Galinksy also asked children to rate their mothers’ and fathers’ parenting abilities. “What we found was there was no difference between the way children who had employed mothers and didn’t have employed mothers rated parents,” she said. “That was a surprise.” Particularly interesting was that the working moms were rated just as well on some time-consuming needs: caring for kids when they were sick, going to their important events, and spending time talking with them, among others.
The lack of differences may stem from the fact that children indeed get just as much time from working mothers. According to time use research, “mothers in particular cut back on their own sleep and leisure to preserve time with their kids,” said Ariel Kalil, a professor at the University of Chicago. “So that in fact kids don’t actually suffer as big of a time loss with mothers” who work. The employed mothers of 2000 spent as much time caring for their children as the stay-at-home mothers of 1975.
“For some families, mom working makes the difference between whether there’s food on the table or they’re homeless,” said Heather Boushey, executive director and chief economist at the WCEG. “What matters isn’t what mom is doing. What matters is, does that family have the supports that they need to make sure children are getting the education and care that they need to develop their human potential?”
In fact, the problem for low-income mothers is often not whether or not to work, but can they get enough to get by. “The problem for low-income families is not having enough work, not having sufficient hours, not having regular hours, and a lot of turnover in employment status,” Kalil said. That creates “quite a bit of instability,” such as changing housing if mom loses her job and they lose their apartment or new childcare arrangements if mom can’t afford to pay for the same person to watch her children. “We know that instability is really bad for children’s development,” she added.
On the other hand, well-off children with stay-at-home moms may not just be benefitting from their moms being home. “Obviously kids from a family with a stay-at-home mom where the mom stays at home because she’s choosing to invest a lot of time and energy into parenting and she has a high-earning partner do really well,” Glynn said. “But those kids would do well anyway because they come from upper-middle-class families.” Mom herself may not be making the difference. “It’s not like some magical benefit arises from a mom being home with you or a dad being home with you, it’s more about parental resources,” she added.

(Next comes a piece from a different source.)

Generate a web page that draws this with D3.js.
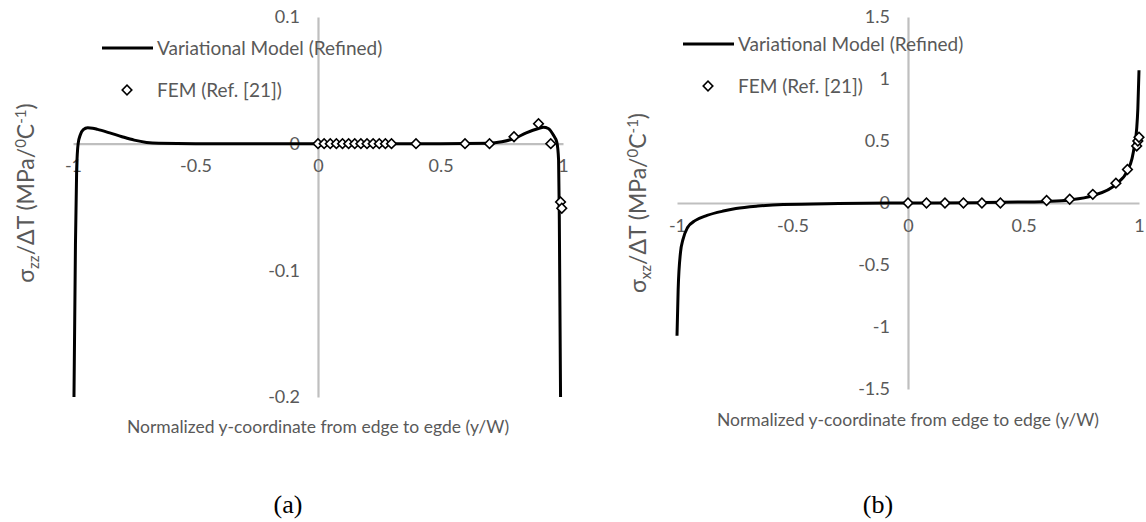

Another factor that makes an enormous difference: childcare quality. In the 80s, there was a nationwide nightmare of the terrors of daycare: child abuse, illnesses, and an overall detrimental impact on the country’s children because working mothers dropped them off before heading to work. Some of this was fueled by work done by Penn State University psychologist Jay Belsky that came to the conclusion that more than 20 hours a week of care from someone other than a mother carried risks of adjustment problems for infants. His findings were taken and run with to say that childcare was bad for kids, full stop, despite the fact that he had many important qualifiers in his work. The child abuse worries were found to be overblown. Kids in childcare get sicker at first and then build up more immunity.
Other variables matter much more to children’s development than whether mom has a job. A family’s income and resources makes a huge difference. “The best thing you can do for your kid is be rich,” Glynn remarked.
In a recent report for the Washington Center for Equitable Growth (WCEG), researchers gathered evidence that low-income children do worse because they are poor. One study found that a $1,000 increase in parents’ annual income boosts young children’s academic achievement by 5 to 6 percent .And working mothers are, of course, bringing in income. This is particularly important for low-income families.